# Fox horizon pod...meinungen...



## dennisthemennes7 (20. August 2008)

moin anglerkollegen, besser gesagt, Karpfenangler 

also folgende Frage einmal...was haltet ihr vom 
FOX HORIZON POD?

Ich wollte mir zuerst den FOX SKY POD holen, aber bei der Betrachtung fiel mir ausser dem Grössenunteschied nichts auf...

Welche Erfahrung habt ihr mit dem Pod gemacht? Seid ihr zufrieden?

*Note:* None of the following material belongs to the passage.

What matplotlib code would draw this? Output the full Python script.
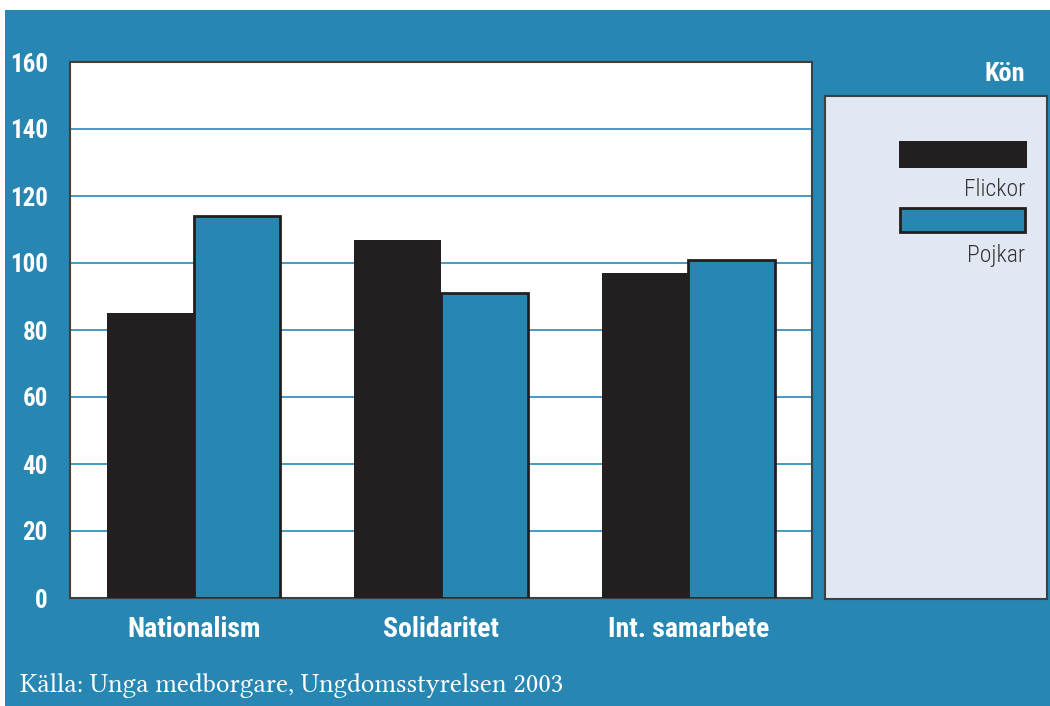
import numpy as np
import matplotlib
matplotlib.use("Agg")
import matplotlib.pyplot as plt
from matplotlib.patches import Rectangle

# ── Data ──────────────────────────────────────────────────────────────────────
categories = ["Nationalism", "Solidaritet", "Int. samarbete"]
flickor = [85, 107, 97]
pojkar = [114, 91, 101]
series_names = ["Flickor", "Pojkar"]
yticks = [0, 20, 40, 60, 80, 100, 120, 140, 160]
legend_title = "Kön"
source = "Källa: Unga medborgare, Ungdomsstyrelsen 2003"

BLUE = "#2886b2"
BLACK = "#231f20"
LEGBG = "#e1e8f3"
COND = ["Roboto Condensed", "Archivo Narrow", "DejaVu Sans"]
SERIF = ["Libertinus Serif", "Liberation Serif", "DejaVu Serif"]

W, H = 1050, 706
fig = plt.figure(figsize=(W / 100, H / 100), dpi=100)
fig.patch.set_facecolor("white")

def fx(px):
    return px / W

def fy(py):
    return 1 - py / H

# blue panel background (white margin top and left)
fig.patches.append(Rectangle((fx(5), 0), 1 - fx(5), fy(10), transform=fig.transFigure,
                             facecolor=BLUE, edgecolor="none", zorder=-5))

# ── Main chart ────────────────────────────────────────────────────────────────
ax = fig.add_axes([fx(70), fy(598), fx(812) - fx(70), fy(62) - fy(598)])
ax.set_facecolor("white")
x = np.arange(len(categories))
w = 0.35
ax.bar(x - w / 2, flickor, w, color=BLACK, edgecolor="none", zorder=3)
ax.bar(x + w / 2, pojkar, w, color=BLUE, edgecolor=BLACK, linewidth=2, zorder=3)
ax.set_xlim(-0.5, len(categories) - 0.5)
ax.set_ylim(0, 160)
ax.set_yticks(yticks)
ax.set_yticklabels([str(v) for v in yticks], color="white", fontsize=18,
                   fontweight="bold", family=COND)
ax.set_xticks(x)
ax.set_xticklabels(categories, color="white", fontsize=20, fontweight="bold", family=COND)
ax.tick_params(axis="both", length=0)
ax.tick_params(axis="y", pad=16)
ax.tick_params(axis="x", pad=13)
ax.yaxis.grid(True, color="#3592c0", linewidth=1.3, zorder=0)
ax.set_axisbelow(True)
for s in ax.spines.values():
    s.set_color("#404040")
    s.set_linewidth(1.5)

# ── Legend box ────────────────────────────────────────────────────────────────
lax = fig.add_axes([fx(825), fy(599), fx(1047) - fx(825), fy(96) - fy(599)])
lax.set_facecolor(LEGBG)
lax.set_xticks([])
lax.set_yticks([])
for s in lax.spines.values():
    s.set_color("#404040")
    s.set_linewidth(1.5)
lax.set_xlim(825, 1047)
lax.set_ylim(599, 96)
lax.add_patch(Rectangle((899, 141), 128, 27, facecolor=BLACK, edgecolor="none"))
lax.add_patch(Rectangle((900, 208), 125, 24, facecolor=BLUE, edgecolor=BLACK, linewidth=2))
lax.text(1025, 189, series_names[0], ha="right", va="center", fontsize=17,
         fontweight="light", color="#333333", family=COND)
lax.text(1025, 255, series_names[1], ha="right", va="center", fontsize=17,
         fontweight="light", color="#333333", family=COND)

fig.text(fx(1025), fy(74), legend_title, ha="right", va="center", fontsize=19,
         fontweight="bold", color="white", family=COND)
fig.text(fx(20), fy(686), source, ha="left", va="center", fontsize=19.5,
         color="white", family=SERIF)

fig.savefig("out.png", dpi=100)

Habe mir das Ding ganz neu gekauft...von der Qualität genau wie der FOX SKY POD halt nur kleiner deshalb wohl auch die Bezeichnung "kleiner Bruder" vom FOX SKY POD

Wäre natürlich gut wenn ihr mal in die Taste haut und eure Meinung niederschreibt, einfach aus Interesse

btw: habe mir zwei "DAIWA TOURNAMENT AKN RUTEN 12 ft 3lbs geholt" was haltet ihr von denen? 

alles Gute Dennis


----------



## zrako (20. August 2008)

*AW: Fox horizon pod...meinungen...*

mal so am rande.....

wieso kaufst du dir was ohne vorher meinungen darüber gehört zu haben, wenn dich meinungen interessieren?


----------



## dennisthemennes7 (20. August 2008)

*AW: Fox horizon pod...meinungen...*

die klug********r sind auch wieder im forum unterwegs 

so mein kleiner , pass mal uff 

1. gefällt das pod MIR! 2. habe ich es mir deshalb gekauft 3. will ich wissen ob andere damit zufrieden sind... 4. und ob sich dieses pod wirklich nur in der grösse vom sky pod unterschiedet...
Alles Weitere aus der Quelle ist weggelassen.